2. Liabilities not relieved: Such causes or contingencies affecting the performance of said
gas sales contract or transportation contract by either party, however, shall not relieve
it of liability in the event of its concurring negligence or in the event of its failure
to use due diligence to remedy the situation and remove the cause in an adequate manner
and with all reasonable dispatch, nor shall such causes or contingencies affecting the
performance of said contract relieve either party from its obligations to make payments
of amounts then due thereunder, nor shall such causes or contingencies relieve either
party of liability unless such party shall give notice and full particulars of the same
in writing or by telegraph to the other party as soon as possible after the occurrence
relied on.
3. Termination of gas service contract: If either Seller or Buyer shall fail to perform any
of the covenants or obligations imposed upon it by the gas sales contract or
transportation contract, subject to the applicable provisions of this Tariff, then in
such event the other party may at its option terminate said contract by proceeding as
follows: the party not in default shall cause a written notice to be served on the party
in default stating specifically the cause for terminating the contract and declaring it
to be the intention of the party giving the notice to terminate the same; thereupon the
party in default shall have thirty days after the service of the aforesaid notice in
which to remedy or remove the cause or causes stated in the notice for terminating the
contract, and if within said period of thirty days the party in default does so remove
and remedy said cause or causes and fully indemnifies the party not in default for any
and all consequences of such breach, then such notice shall be withdrawn and the contract
shall continue in full force and effect.

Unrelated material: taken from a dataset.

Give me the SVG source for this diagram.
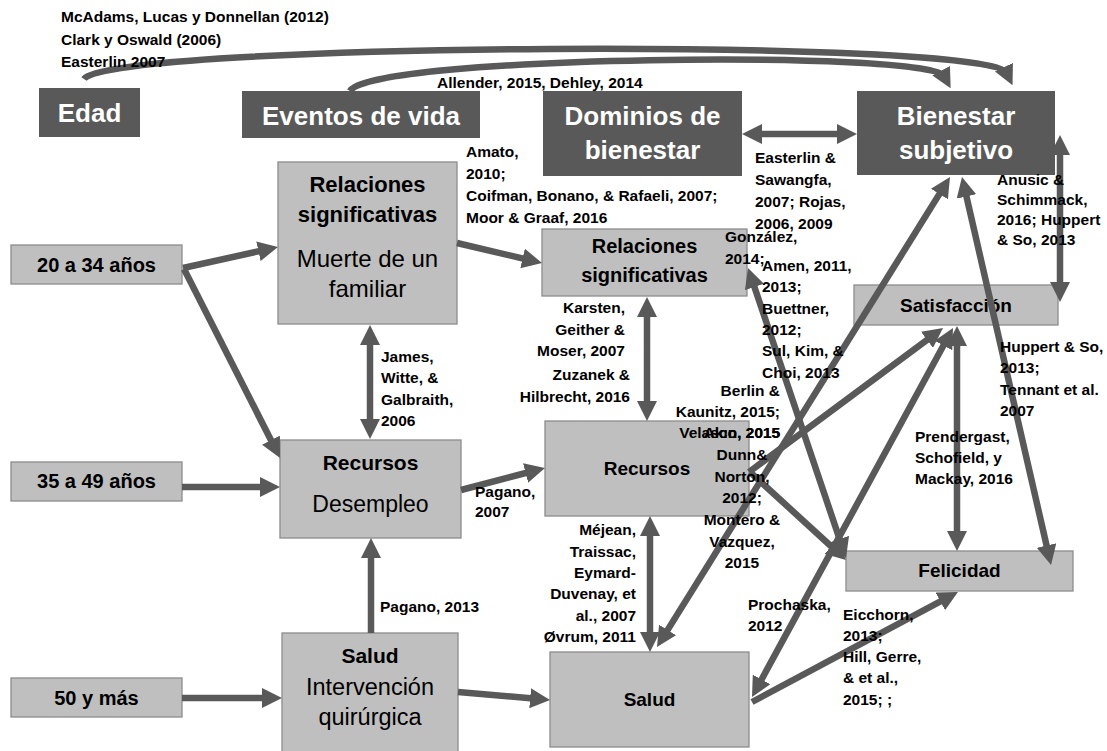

In case the party in default does not so remedy
and remove the cause or causes or does not indemnify the party giving the notice for any
and all consequences of such breach, within said period of thirty days, the contract
shall terminate; provided, however, that Seller may not terminate the contract until it
has obtained the authorization required by valid laws, orders, rules and regulations of
duly constituted authorities having jurisdiction. Any cancellation of the contract
pursuant to the provisions of this paragraph shall be without prejudice to the right of
Seller to collect any amounts then due to it for natural gas service rendered prior to
the time of cancellation, and shall be without prejudice to the right of Buyer to receive
any gas which it has not received but for which (i) it has paid or (ii) with respect to
transportation service, it has delivered to Seller for transportation, prior to the time
of cancellation, and without waiver of any remedy to which the party not in default may
be entitled for violations of the contract.